In looking at the logs, there are some calls that the re-invites are handled correctly: Here are two long ones, one lasting 13 min, the other almost 30, both with Re-Invite packets, (the second one with three).

Work1-1

Eventually I found some calls that failed, here’s an example of one that wasn’t handled correctly:

Notice the call is only 2 seconds long, but still dropped!

Non0-1

Here’s a screenshot of the Re-Invite hangup problem:

Non3

Here we see the Re-Invite packet coming down at exactly 10 min after the call started (15:08:58), when the internal server answers that with its SDP packet, the address doesn’t get NAT’d, the SBC then tries to send it to the Internal IP, that communication doesn’t occur, and after a period of no communication (14 sec in this instance), the server assumes the call has ended, has the BYE packet sent to drop the call.

So, from looking at all the calls with the syslog viewer, I saw sporadically there were calls failing, and others succeeding, there didn’t seem to be any rhyme or reason to it, except for the failure was always right after an SDP packet coming from the inside server.

This now had me looking at ALG, which in this case, is controlled by the firewall. What is ALG? To put it simply, it is NAT for SIP SDP packets. What is SDP? While SIP deals with creating, modifying, and closing down sessions, SDP deals with the media within those sessions. and what we’re specifically interested in this scenario, is the IP addresses the two endpoints should talk over. Since one of the endpoints is behind a NAT’d device, ALG is the mechanism that changes the data in these packets to have IPs the two devices can talk to!

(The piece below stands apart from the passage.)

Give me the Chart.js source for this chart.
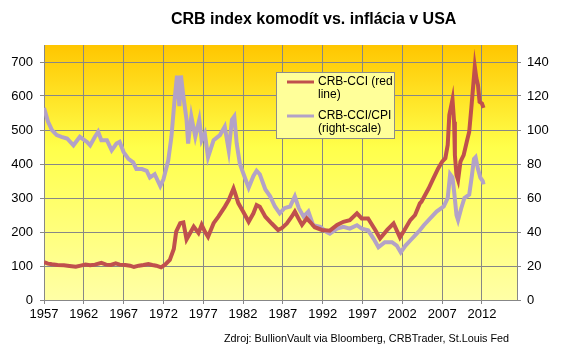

Thankfully, this firewall makes it easy to capture inbound packets and outbound packets separately in the same session, producing two separate pcap files which can be compared to side by side! Let’s look at packet #24 of a call that does work:

Here is the inbound packet, notice the O and C attributes have the internal IP, as it’s originating from inside the network:

cap1

Once it goes through the firewall, here is the outbound version of that exact same capture, you can see the O and C attributes have been changed to the NAT IP by ALG:

cap2

Here’s an example of a complete failure capture. Note, this was from an “updated” firmware version of the firewall that completely blew up NAT, so the capture was easy to catch, but the concept is the same which is occurring with the sporadic failures above:

Here is the inbound packet #4, notice the O and C attributes have the internal IP, as it’s originating from inside the network:

cap3

Once it goes through the firewall, here is the outbound version of that packet #4, you can see the O and C attributes have NOT been changed to the NAT IP by ALG:

cap4

Let’s take a look at that syslog trace again:

We can see the original invite comes from the Skype FE server (10.50.2.46, which is NAT’d to 192.168.70.22), communication goes to the SBC, and then gets sent up to the SIP provider’s CPE SIP router. Everything works great until one of the SDP packets does not get translated through ALG correctly, when that happens, the SBC does not know where to send the packet, it gets sent to the “Internal” IP, subsequently goes nowhere, and 14 seconds later, the stream is disconnected with a “BYE” packet due to inactivity.

Non1

Why did this problem arise out of the blue? I’m guessing there have been some good firewall firmware versions that have not caused any issues, so there has been some periods of tranquility, with other firmware versions that have “sometimes” caused this issue. The current firewall version installed is 7.1.5. I’ve tried 7.1.8, 8.0, and 8.0.2, they are progressively worse (with 8.0 and higher not working at all), so I went back down to 7.1.5, and am awaiting resolution from the manufacturer.

Another solution is to change the architecture of the network boundaries affected to be Routed instead of NAT’d, that way ALG does not come into the picture. That might not be a feasible solution due to your security or infrastructure constraints, but has solved the issue (temporarily) in this case. It is not a permanent fix, as any SIP conversations going over NAT will continue to be an issue until the vendor resolves it in their firmware.